In art class you learn how to be creative with your work. (Heyyy, liberal arts education!) I’ve also learned to listen to the teacher and not my friends. (I have no idea what that one is about.)
In library you learn how to find books and you learn about the Dewey Decimal System. (Yes. Because I use the Dewey Decimal System daily. And I now use the Internetz to find my books. I did love library though…)
In music we have learned to breath from deep down instead of right at the top. (My musical career did not progress much further than this lesson. I suppose those breathing techniques are useful for other things like yoga, which I don’t practice…)
In computer lab we learned that the internet is very slow. (Ohhhh, 1998… if only I knew what wonders lay ahead!)
Sadly, page two is missing.
So, let’s recap here.
- I learned all my most important life lessons while playing kickball.
- I really grasped the concept of paragraph and essay structure fairly well.
- I was a little bit elitist and snobby.
- The Dewey Decimal System is fairly irrelevant.

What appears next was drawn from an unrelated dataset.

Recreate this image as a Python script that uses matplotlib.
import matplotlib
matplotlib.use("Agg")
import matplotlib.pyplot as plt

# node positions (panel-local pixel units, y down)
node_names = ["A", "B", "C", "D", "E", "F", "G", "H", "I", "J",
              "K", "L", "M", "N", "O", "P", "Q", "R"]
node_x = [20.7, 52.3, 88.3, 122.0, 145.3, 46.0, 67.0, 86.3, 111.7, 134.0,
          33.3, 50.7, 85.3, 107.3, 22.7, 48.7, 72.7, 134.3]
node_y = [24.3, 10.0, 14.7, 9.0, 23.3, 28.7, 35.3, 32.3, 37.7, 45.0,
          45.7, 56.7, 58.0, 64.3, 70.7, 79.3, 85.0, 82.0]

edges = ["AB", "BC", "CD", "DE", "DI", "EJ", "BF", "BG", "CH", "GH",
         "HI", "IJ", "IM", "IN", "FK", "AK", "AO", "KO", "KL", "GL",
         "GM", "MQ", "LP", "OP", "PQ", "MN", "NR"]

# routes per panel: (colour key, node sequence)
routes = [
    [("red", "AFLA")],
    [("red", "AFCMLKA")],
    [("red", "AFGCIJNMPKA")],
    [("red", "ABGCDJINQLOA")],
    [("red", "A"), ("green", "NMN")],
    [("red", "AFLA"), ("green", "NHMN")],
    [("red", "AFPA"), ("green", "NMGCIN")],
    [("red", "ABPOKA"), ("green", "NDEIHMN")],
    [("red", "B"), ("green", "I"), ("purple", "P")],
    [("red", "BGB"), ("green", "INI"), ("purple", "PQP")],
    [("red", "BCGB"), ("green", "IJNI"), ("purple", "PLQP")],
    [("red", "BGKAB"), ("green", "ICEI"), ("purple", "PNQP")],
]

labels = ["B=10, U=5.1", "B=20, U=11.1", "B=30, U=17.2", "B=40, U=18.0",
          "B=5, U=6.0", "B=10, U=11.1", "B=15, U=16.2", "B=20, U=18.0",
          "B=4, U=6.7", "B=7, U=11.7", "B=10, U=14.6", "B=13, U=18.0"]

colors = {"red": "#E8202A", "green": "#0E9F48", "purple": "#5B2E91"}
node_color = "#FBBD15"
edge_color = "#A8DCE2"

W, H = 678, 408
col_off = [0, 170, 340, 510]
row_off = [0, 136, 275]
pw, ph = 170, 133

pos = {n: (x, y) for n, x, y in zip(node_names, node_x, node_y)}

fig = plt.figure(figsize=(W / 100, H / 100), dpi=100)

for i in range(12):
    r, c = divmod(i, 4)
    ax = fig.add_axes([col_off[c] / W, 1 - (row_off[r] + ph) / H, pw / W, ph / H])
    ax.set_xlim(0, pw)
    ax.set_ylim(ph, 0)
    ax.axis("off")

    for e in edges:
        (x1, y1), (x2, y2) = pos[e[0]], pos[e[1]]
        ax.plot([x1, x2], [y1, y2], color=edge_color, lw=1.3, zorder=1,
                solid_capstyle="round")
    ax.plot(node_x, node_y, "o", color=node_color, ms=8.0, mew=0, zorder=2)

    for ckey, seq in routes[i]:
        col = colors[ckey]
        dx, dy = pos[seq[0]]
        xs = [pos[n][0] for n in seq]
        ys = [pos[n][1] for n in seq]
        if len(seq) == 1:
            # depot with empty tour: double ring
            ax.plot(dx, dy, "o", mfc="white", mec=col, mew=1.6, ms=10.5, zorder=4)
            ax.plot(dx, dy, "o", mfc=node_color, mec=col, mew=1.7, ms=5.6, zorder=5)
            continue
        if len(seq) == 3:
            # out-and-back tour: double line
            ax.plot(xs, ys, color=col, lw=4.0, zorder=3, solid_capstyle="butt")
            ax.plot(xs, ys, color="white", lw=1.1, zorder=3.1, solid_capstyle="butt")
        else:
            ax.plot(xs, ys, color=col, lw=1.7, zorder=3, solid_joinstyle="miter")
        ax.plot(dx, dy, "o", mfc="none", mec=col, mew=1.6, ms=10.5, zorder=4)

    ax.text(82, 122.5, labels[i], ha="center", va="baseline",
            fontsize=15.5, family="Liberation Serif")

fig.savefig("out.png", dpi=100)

- Deep breathing and the Internet were some of the things that helped me prepare for the future.
Really, I’m not sure what to make out of most of this. A couple of the things were fairly wise for an 11-year-old. About relationships with other people. Lessons that I continued to learn, and am still learning today. But I think I definitely forgot some of the most important lessons, such as…
Oh well, lessons learned!
What are some of the lessons you learned as a kid that have stuck with you?